Tras largos meses de polémica sobre los vales de restaurante, Hacienda sigue teniendo la necesidad de acotar las condiciones en que dichos medios de pago pueden desgravarse. No es que la normativa no esté clara. Es que las grandes empresas del sector hacen horas extraordinarias buscándole los tres pies al gato, porque la picaresca existente resulta muy rentable, ya no para los usuarios, sino para las empresas emisoras.
El importe del vale que permite acogerse a la desgravación a penas da hoy en en día para sufragar un modesto menú del día. Pero la desgravación no se inventó para cubrir grandes comilonas, sino para compensar a las empresas que ofrecían un servicio de comedor a sus trabajadores por una vía externa. Dicha compensación se fundamente en que las empresas que disponen de comedor propio ya se descuentan el gasto de forma directa en el impuesto de sociedades.
La ventaja fiscal tampoco se ideó para que los beneficiarios de los vales los acumularan para gastarlos en comidas de fin de semana, para tomarse copas o incluso para comprar regalos. Los establecimientos que acceptan este medio de pago son muy variados y esa diversidad tampoco es una mala idea comercial, pero la desgravación no tiene por qué cubrir cualquier cosa. Digámoslo de otra forma: si alguien quiere pagarse los gastos que sea con vales de restaurante está en su derecho a hacerlo, pero no a beneficiarse fiscalmente de ello.

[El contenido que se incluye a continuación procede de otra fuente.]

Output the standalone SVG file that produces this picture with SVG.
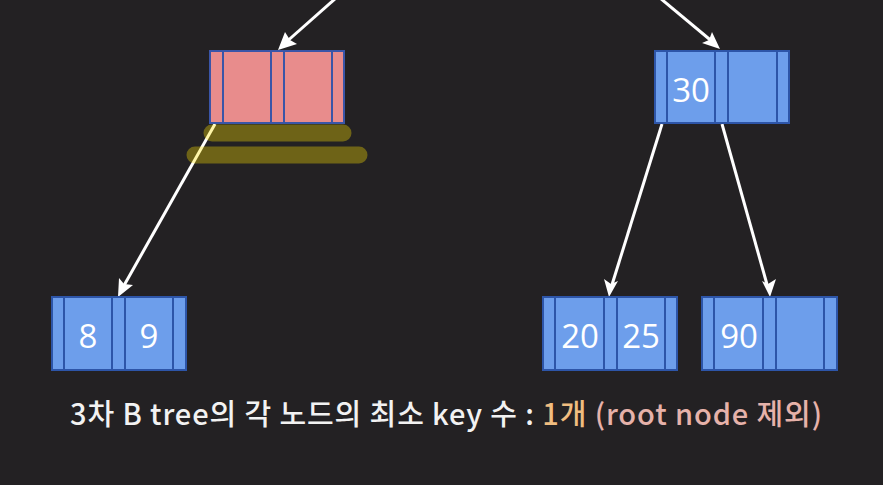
<svg xmlns="http://www.w3.org/2000/svg" width="883" height="485" viewBox="0 0 883 485">
<defs>
<style>
.bg{fill:#232123}
.cell{fill:#6d9eeb;stroke:#2d55a8;stroke-width:2}
.pcell{fill:#e88c8c;stroke:#3a55a8;stroke-width:2}
.num{font-family:"Open Sans","Noto Sans",sans-serif;font-size:33px;fill:#ffffff;text-anchor:middle}
.edge{stroke:#ffffff;stroke-width:3;fill:none}
.head{fill:#ffffff}
.hl{stroke:#ffe600;stroke-opacity:0.34;stroke-width:17;stroke-linecap:round;fill:none}
.cap{font-family:"Noto Sans CJK KR","Noto Sans",sans-serif;font-size:29px;font-weight:500}
</style>
</defs>
<rect class="bg" x="0" y="0" width="883" height="485"/>
<g id="connectors">
<line class="edge" x1="336" y1="-2" x2="284" y2="44"/>
<polygon class="head" points="278,50 285,32 290,40 297,44"/>
<line class="edge" x1="660" y1="-2" x2="714" y2="43"/>
<polygon class="head" points="720,49 702,43 709,40 712,32"/>
<line class="edge" x1="215" y1="124" x2="122" y2="289"/>
<polygon class="head" points="118,297 119,278 124,284 133,285"/>
<line class="edge" x1="662" y1="124" x2="611" y2="288"/>
<polygon class="head" points="609,297 604,279 611,284 618,281"/>
<line class="edge" x1="722" y1="124" x2="768" y2="288"/>
<polygon class="head" points="770,297 762,281 768,284 776,279"/>
</g>
<g id="node-pink">
<rect class="pcell" x="210" y="51" width="13" height="72"/>
<rect class="pcell" x="223" y="51" width="48" height="72"/>
<rect class="pcell" x="271" y="51" width="13" height="72"/>
<rect class="pcell" x="284" y="51" width="48" height="72"/>
<rect class="pcell" x="332" y="51" width="12" height="72"/>
</g>
<g id="highlight">
<line class="hl" x1="212" y1="133" x2="343" y2="133"/>
<line class="hl" x1="195" y1="155" x2="359" y2="155"/>
</g>
<g id="node-30">
<rect class="cell" x="655" y="51" width="12" height="72"/>
<rect class="cell" x="667" y="51" width="48" height="72"/>
<rect class="cell" x="715" y="51" width="13" height="72"/>
<rect class="cell" x="728" y="51" width="49" height="72"/>
<rect class="cell" x="777" y="51" width="12" height="72"/>
<text class="num" x="691" y="102">30</text>
</g>
<g id="node-8-9">
<rect class="cell" x="52" y="297" width="12" height="73"/>
<rect class="cell" x="64" y="297" width="48" height="73"/>
<rect class="cell" x="112" y="297" width="13" height="73"/>
<rect class="cell" x="125" y="297" width="48" height="73"/>
<rect class="cell" x="173" y="297" width="13" height="73"/>
<text class="num" x="88" y="348">8</text>
<text class="num" x="149" y="348">9</text>
</g>
<g id="node-20-25">
<rect class="cell" x="543" y="297" width="12" height="73"/>
<rect class="cell" x="555" y="297" width="49" height="73"/>
<rect class="cell" x="604" y="297" width="13" height="73"/>
<rect class="cell" x="617" y="297" width="48" height="73"/>
<rect class="cell" x="665" y="297" width="12" height="73"/>
<text class="num" x="580" y="348">20</text>
<text class="num" x="641" y="348">25</text>
</g>
<g id="node-90">
<rect class="cell" x="702" y="297" width="12" height="73"/>
<rect class="cell" x="714" y="297" width="49" height="73"/>
<rect class="cell" x="763" y="297" width="13" height="73"/>
<rect class="cell" x="776" y="297" width="48" height="73"/>
<rect class="cell" x="824" y="297" width="13" height="73"/>
<text class="num" x="739" y="348">90</text>
</g>
<g id="caption">
<text class="cap" x="70" y="425" textLength="752" lengthAdjust="spacing"><tspan fill="#f2f2f2">3차 B tree의 각 노드의 최소 key 수 : </tspan><tspan fill="#f0bd80">1개 </tspan><tspan fill="#e6b2aa">(root node 제외)</tspan></text>
</g>
</svg>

No queremos buscar culpables. Pero el abuso, que es muy diferente del uso, es fruto de muchas complicidades. La menor de las cuales no es la de ofrecer encubiertamente una retribución en especie, que debería declararse.
Podrá discutirse que la empresa deba vigilar los abusos, como ocurre con tantas otras cosas en que los empresarios hacen el trabajo que debería efectuar Hacienda. Pero la empresa que reparte vales a sus trabajadores no siempre es inocente al 100%. Existiendo métodos efectivos de control, renunciar a ellos no hace lo que se dice bonito, por mucho que sea una carga impuesta.
No obstante, tampoco son inocentes al 100% los trabajadores que tiran de picaresca. En un país en el que la conciencia fiscal está, pese a recientes avances, a años luz de los países serios, la cosa es contemplada como un pecadillo menor que sólo no cometen los que no pueden, en una variante de la envidia particulamente insana. No va a ser fácil erradicar dicha picaresca porque en ella influyen razones de idiosincrasia. Esto es como quien un día se cuela en el tren no porque no tenga dinero para pagarse el billete, sino por el placer de la gamberrada.
Pero hay buenas razones para cortar con la picaresca de unos y la complacencia de otros. Entre otros motivos, por simple justicia hacia quienes hacen buen uso de este instrumento o hacia la inmensa mayoría de trabajadores que se pagan diariamente su comida.
Caso aparte es la actitud de las empresas que comercializan los vales, que vienen manteniendo una dura pugna con Hacienda. Se entiende a la perfección que deseen el mínimo de controles, ya que su negocio está en vender vales con independencia de su uso. Y la posibilidad de acumularlos o de destinarlos a otros fines les sale muy a cuenta, porque el atractivo de este procedimiento, por muy pícaro que pueda ser, es innegable.
También se entiende que no deseen la implantación de sistemas de tarjetas, que serían el método más fácil y sencillo de controlar la emisión y el uso. Ello les obligaría a transformar su negocio y a invertir para implantar la base tecnológica del nuevo medio de pago. Es más, temen que con un sistema de tarjetas podrían introducirse en su sector otros operadores sin experiencia directa en esta actividad, pero con las plataformas tecnológicas ya creadas y en funcionamiento. El espectro de la banca o de las grandes superficies comerciales es un espectro real, suponiendo que queramos llamarlo espectro.
Sin embargo, la historia y la experiencia enseñan que acabarán siendo las mismas empresas emisoras de vales quienes acabarán creando sistemas de tarjetas. Tienen el mercado y la experiencia. Otra cosa es que consideren que el mercado no está lo suficientemente maduro para sus intereses. O que les convenga sacarle el último jugo al sistema tradicional. Un sistema que, dicho sea con todos los respetos, peca de anticuado y obsoleto, aunque en el terreno práctico siga funcionando bastante bien.